= Coffin corner (American football) =

Part of the playing field in American football

The coffin corner refers to the corner of the playing field in American football just in front of the end zone, from about the 5-yard line to the goal line, where the punter attempts to place their kick as to minimize the opposing team's field position. A perfect coffin corner kick is one that goes out of bounds just before either orange pylon located in the front of the end zone. The punter tries to place the ball so that it lands out of bounds or is downed on the field by another member of the kicking team anywhere inside the 5-yard line without touching the goal line, thus forcing poor field position for the receiving team on their next offensive series.

The term comes from the "coffin corner" found in Victorian houses (the slang and often refuted term for a decorative niche, or very small "corner", cut into the wall of a staircase landing), as the target area is very small. A high level of skill is required to execute such a punt, for if the kick is slightly too far into the end zone or if a member of the kicking team touches the goal line while maintaining possession of or touching the ball, a touchback is awarded, costing the kicking team the advantage that comes with a successful execution of the kick. If the ball goes out of bounds too far upfield, the receiving team will usually have more options on offense, such as being able to drop back for a pass without fear of possibly giving up a safety.

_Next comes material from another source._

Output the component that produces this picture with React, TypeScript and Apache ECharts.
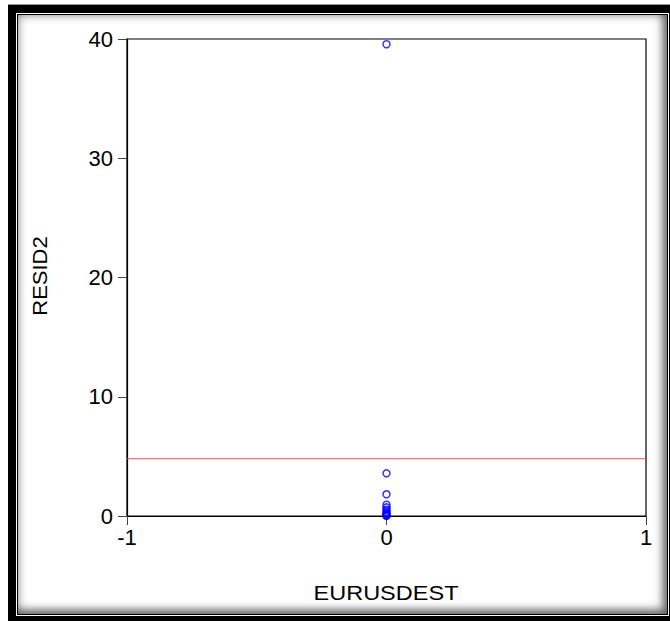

More often than not, a kicker's attempt to land the ball accurately within the coffin corner fails, as the amount of skill required to angle a kick inside such a small area is extraordinary. In recent years, as punters have become more adept at kicking the ball so as not to have it bounce forward after landing, punting teams have increasingly eschewed coffin corner punts in favor of kicking inbounds and downing the ball before it reaches the end zone.